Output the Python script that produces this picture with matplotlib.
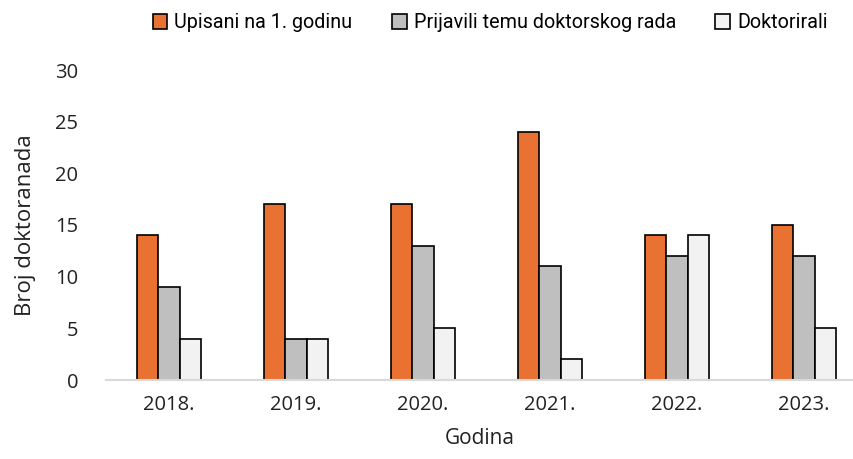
import matplotlib
matplotlib.use("Agg")
import matplotlib.pyplot as plt
import numpy as np

years = ["2018.", "2019.", "2020.", "2021.", "2022.", "2023."]
series_names = ["Upisani na 1. godinu", "Prijavili temu doktorskog rada", "Doktorirali"]
upisani = [14, 17, 17, 24, 14, 15]
prijavili = [9, 4, 13, 11, 12, 12]
doktorirali = [4, 4, 5, 2, 14, 5]
colors = ["#E97132", "#BFBFBF", "#F2F2F2"]

plt.rcParams["font.family"] = ["Open Sans", "DejaVu Sans"]

fig = plt.figure(figsize=(8.54, 4.59), dpi=100)
ax = fig.add_axes([106/854, 1-380/459, 1-106/854, (380-70)/459])

x = np.arange(len(years))
w = 0.169
for i, (vals, name, c) in enumerate(zip([upisani, prijavili, doktorirali], series_names, colors)):
    ax.bar(x + (i-1)*w, vals, width=w, color=c, edgecolor="black", linewidth=1.2, label=name)

ax.set_xlim(-0.496, 5.394)
ax.set_ylim(0, 30)
ax.set_yticks(range(0, 31, 5))
ax.set_xticks(x)
ax.set_xticklabels(years)
for s in ["top", "right", "left"]:
    ax.spines[s].set_visible(False)
ax.spines["bottom"].set_color("#D9D9D9")
ax.spines["bottom"].set_linewidth(1.5)
ax.tick_params(axis="both", length=0, labelsize=14.5, colors="#222222")
ax.tick_params(axis="y", pad=20)
ax.tick_params(axis="x", pad=11)
ax.set_ylabel("Broj doktoranada", fontsize=16, labelpad=14, color="#222222")
ax.set_xlabel("Godina", fontsize=15, labelpad=9, color="#222222")

leg = fig.legend(loc="upper center", bbox_to_anchor=(0.574, 1.01), ncol=3, frameon=False,
                 handlelength=0.75, handleheight=0.75, handletextpad=0.35, columnspacing=2.0,
                 prop={"family": ["Roboto", "DejaVu Sans"], "size": 14.2})

fig.savefig("out.png", dpi=100)
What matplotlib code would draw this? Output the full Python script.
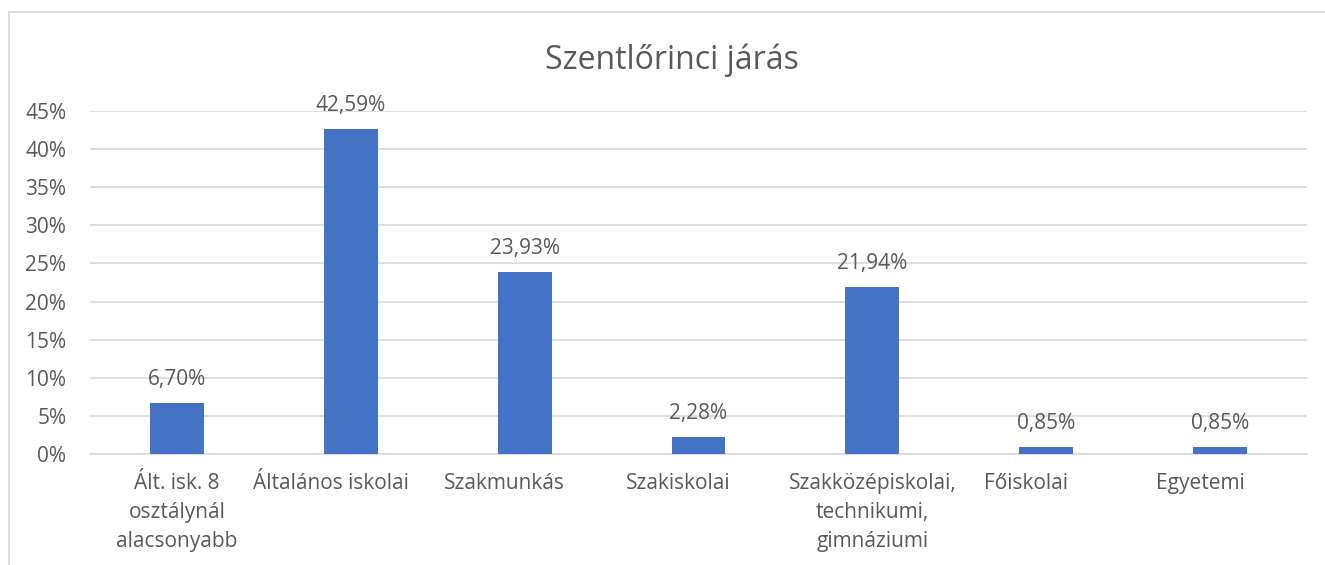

## What is required
The records above need to be given again exactly. Omit the pictures.

## Finished task
Output the Python script that produces this picture with matplotlib.
import matplotlib
matplotlib.use("Agg")
import matplotlib.pyplot as plt
import numpy as np

years = ["2018.", "2019.", "2020.", "2021.", "2022.", "2023."]
series_names = ["Upisani na 1. godinu", "Prijavili temu doktorskog rada", "Doktorirali"]
upisani = [14, 17, 17, 24, 14, 15]
prijavili = [9, 4, 13, 11, 12, 12]
doktorirali = [4, 4, 5, 2, 14, 5]
colors = ["#E97132", "#BFBFBF", "#F2F2F2"]

plt.rcParams["font.family"] = ["Open Sans", "DejaVu Sans"]

fig = plt.figure(figsize=(8.54, 4.59), dpi=100)
ax = fig.add_axes([106/854, 1-380/459, 1-106/854, (380-70)/459])

x = np.arange(len(years))
w = 0.169
for i, (vals, name, c) in enumerate(zip([upisani, prijavili, doktorirali], series_names, colors)):
    ax.bar(x + (i-1)*w, vals, width=w, color=c, edgecolor="black", linewidth=1.2, label=name)

ax.set_xlim(-0.496, 5.394)
ax.set_ylim(0, 30)
ax.set_yticks(range(0, 31, 5))
ax.set_xticks(x)
ax.set_xticklabels(years)
for s in ["top", "right", "left"]:
    ax.spines[s].set_visible(False)
ax.spines["bottom"].set_color("#D9D9D9")
ax.spines["bottom"].set_linewidth(1.5)
ax.tick_params(axis="both", length=0, labelsize=14.5, colors="#222222")
ax.tick_params(axis="y", pad=20)
ax.tick_params(axis="x", pad=11)
ax.set_ylabel("Broj doktoranada", fontsize=16, labelpad=14, color="#222222")
ax.set_xlabel("Godina", fontsize=15, labelpad=9, color="#222222")

leg = fig.legend(loc="upper center", bbox_to_anchor=(0.574, 1.01), ncol=3, frameon=False,
                 handlelength=0.75, handleheight=0.75, handletextpad=0.35, columnspacing=2.0,
                 prop={"family": ["Roboto", "DejaVu Sans"], "size": 14.2})

fig.savefig("out.png", dpi=100)
What matplotlib code would draw this? Output the full Python script.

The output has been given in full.